··· Material
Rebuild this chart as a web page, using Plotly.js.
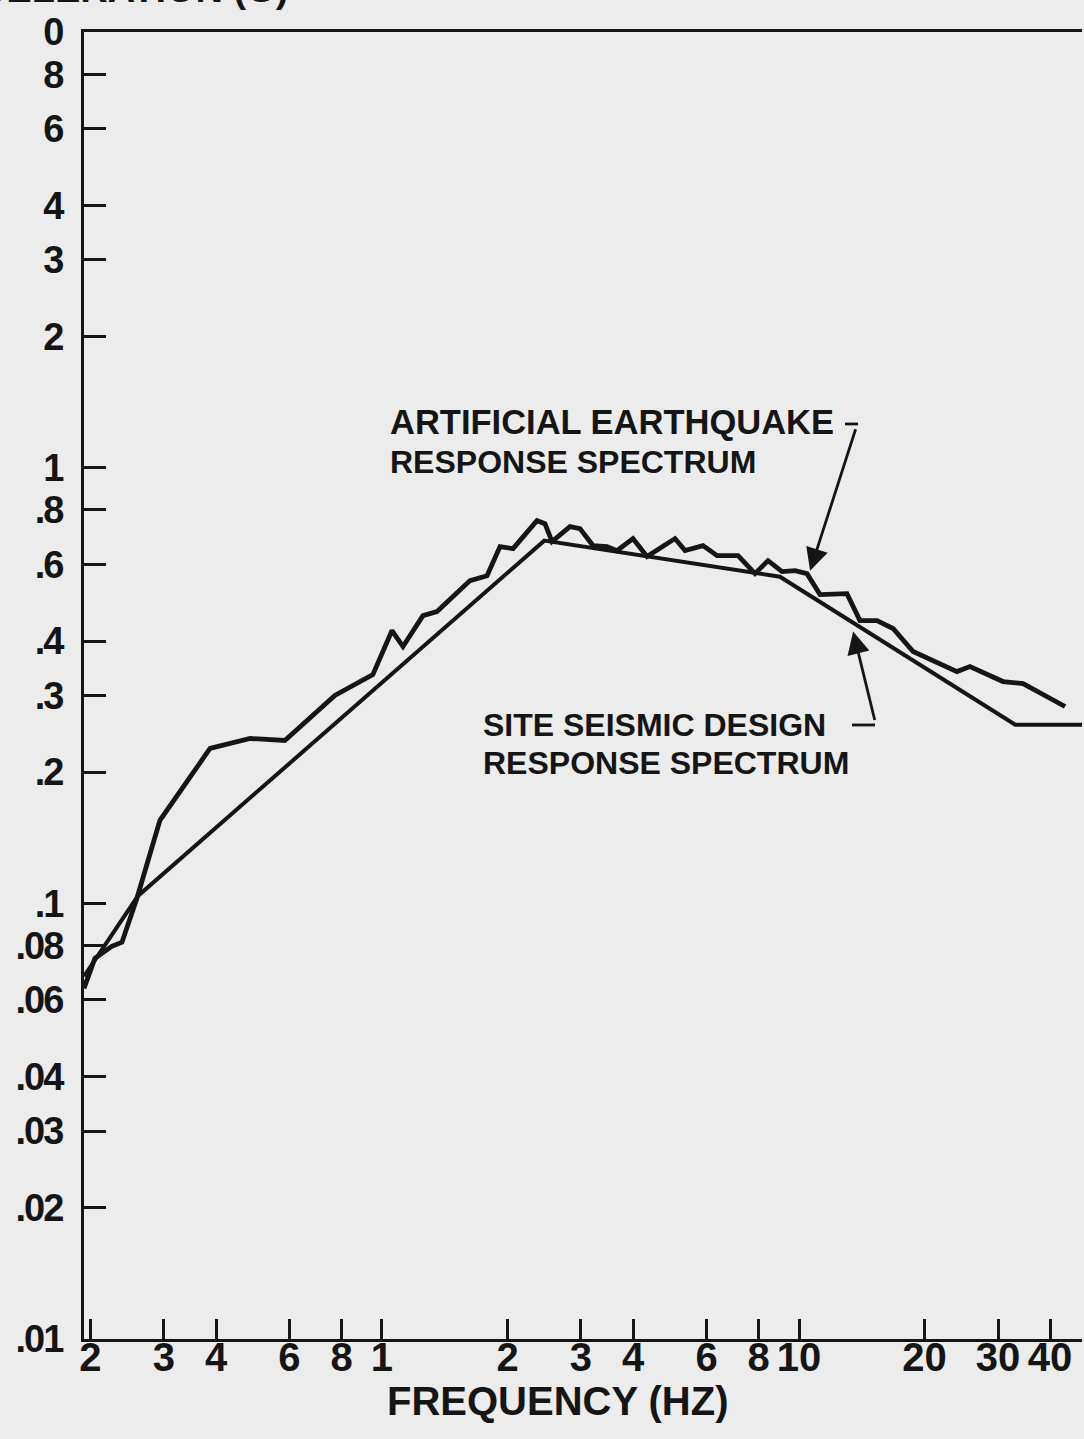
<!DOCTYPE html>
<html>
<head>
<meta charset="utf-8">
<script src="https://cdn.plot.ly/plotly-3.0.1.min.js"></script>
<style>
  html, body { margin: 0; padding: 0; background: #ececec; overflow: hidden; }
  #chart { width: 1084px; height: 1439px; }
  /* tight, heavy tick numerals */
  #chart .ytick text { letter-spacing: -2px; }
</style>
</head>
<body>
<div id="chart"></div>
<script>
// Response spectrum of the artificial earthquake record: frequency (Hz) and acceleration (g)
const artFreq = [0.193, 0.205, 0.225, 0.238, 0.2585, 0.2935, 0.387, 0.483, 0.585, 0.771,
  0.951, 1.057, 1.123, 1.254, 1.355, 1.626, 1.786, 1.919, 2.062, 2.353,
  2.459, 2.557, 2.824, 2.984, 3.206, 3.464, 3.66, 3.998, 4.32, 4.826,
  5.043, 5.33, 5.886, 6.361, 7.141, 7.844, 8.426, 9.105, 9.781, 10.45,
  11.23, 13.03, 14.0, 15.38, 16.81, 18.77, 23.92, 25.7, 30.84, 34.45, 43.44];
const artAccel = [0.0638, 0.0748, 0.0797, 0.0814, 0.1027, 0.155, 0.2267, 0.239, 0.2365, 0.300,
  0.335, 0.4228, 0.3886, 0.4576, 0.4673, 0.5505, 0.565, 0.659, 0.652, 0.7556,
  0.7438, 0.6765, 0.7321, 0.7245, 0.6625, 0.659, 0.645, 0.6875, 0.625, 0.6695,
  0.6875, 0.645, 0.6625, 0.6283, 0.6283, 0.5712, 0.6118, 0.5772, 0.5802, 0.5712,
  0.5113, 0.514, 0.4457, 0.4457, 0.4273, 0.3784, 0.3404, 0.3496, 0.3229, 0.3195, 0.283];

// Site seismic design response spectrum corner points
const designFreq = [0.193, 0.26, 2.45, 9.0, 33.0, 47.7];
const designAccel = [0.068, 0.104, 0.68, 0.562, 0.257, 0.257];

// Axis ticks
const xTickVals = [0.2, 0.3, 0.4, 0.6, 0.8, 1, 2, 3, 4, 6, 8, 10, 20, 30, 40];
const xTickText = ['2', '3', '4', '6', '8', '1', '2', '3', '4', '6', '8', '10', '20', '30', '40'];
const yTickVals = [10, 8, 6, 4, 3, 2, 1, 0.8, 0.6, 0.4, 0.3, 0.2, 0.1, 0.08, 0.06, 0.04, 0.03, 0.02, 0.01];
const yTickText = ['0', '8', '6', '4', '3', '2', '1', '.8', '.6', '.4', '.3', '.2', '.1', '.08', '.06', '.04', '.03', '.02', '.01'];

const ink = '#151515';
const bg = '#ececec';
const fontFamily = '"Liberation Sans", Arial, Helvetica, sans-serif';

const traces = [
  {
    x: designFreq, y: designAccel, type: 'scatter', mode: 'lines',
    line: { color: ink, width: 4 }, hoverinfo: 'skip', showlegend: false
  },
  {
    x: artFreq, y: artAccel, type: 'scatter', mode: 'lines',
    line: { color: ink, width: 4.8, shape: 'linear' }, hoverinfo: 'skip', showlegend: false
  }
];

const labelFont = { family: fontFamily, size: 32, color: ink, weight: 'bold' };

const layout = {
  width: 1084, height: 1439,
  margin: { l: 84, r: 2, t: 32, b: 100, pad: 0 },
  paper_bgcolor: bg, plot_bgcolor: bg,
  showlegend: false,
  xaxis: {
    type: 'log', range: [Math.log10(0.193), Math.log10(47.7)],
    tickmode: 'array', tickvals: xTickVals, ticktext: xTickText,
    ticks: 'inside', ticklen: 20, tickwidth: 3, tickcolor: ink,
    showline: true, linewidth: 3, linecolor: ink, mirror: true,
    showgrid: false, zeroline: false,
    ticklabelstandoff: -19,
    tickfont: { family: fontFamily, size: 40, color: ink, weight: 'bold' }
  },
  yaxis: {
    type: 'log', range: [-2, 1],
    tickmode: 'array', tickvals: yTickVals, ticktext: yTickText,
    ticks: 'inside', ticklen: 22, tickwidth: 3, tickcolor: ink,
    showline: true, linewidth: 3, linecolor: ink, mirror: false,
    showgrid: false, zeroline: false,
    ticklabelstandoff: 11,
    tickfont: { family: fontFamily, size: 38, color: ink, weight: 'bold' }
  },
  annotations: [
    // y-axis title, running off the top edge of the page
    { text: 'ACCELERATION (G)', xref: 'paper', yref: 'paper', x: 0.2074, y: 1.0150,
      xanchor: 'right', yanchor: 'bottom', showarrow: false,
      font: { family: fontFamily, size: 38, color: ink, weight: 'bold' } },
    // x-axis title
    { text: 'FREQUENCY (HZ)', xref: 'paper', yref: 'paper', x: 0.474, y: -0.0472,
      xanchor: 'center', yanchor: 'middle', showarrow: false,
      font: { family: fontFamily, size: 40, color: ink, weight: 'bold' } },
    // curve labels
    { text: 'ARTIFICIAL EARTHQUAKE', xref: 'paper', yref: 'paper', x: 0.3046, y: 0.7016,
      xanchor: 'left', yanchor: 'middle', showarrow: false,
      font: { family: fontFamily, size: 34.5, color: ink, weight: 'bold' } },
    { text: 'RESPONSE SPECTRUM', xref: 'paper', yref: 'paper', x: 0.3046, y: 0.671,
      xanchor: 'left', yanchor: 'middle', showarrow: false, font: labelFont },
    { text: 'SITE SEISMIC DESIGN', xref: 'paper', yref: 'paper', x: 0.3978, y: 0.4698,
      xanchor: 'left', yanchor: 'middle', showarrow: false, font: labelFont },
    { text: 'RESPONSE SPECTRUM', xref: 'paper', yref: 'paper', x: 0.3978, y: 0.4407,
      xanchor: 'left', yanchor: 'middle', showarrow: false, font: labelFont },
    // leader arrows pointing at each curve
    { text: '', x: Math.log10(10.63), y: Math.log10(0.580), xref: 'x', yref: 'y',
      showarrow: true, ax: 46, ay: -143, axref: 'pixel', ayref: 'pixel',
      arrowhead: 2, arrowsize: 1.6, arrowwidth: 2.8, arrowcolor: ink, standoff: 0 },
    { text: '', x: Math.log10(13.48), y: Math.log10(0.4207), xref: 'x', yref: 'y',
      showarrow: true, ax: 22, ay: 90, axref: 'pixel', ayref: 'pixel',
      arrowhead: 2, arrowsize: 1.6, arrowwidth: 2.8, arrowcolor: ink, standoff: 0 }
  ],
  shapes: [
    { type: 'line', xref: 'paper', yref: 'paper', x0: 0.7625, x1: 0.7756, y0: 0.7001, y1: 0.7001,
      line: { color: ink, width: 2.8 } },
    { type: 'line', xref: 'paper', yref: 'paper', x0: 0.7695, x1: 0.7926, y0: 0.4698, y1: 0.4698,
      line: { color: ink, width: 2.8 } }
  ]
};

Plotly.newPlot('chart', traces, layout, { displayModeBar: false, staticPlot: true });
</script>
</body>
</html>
······
◆ **Written exercise**:
Show each line of the listing that holds the string "chart".

◆ **Answer to the problem**:
Rebuild this chart as a web page, using Plotly.js.
  #chart { width: 1084px; height: 1439px; }
  #chart .ytick text { letter-spacing: -2px; }
<div id="chart"></div>
Plotly.newPlot('chart', traces, layout, { displayModeBar: false, staticPlot: true });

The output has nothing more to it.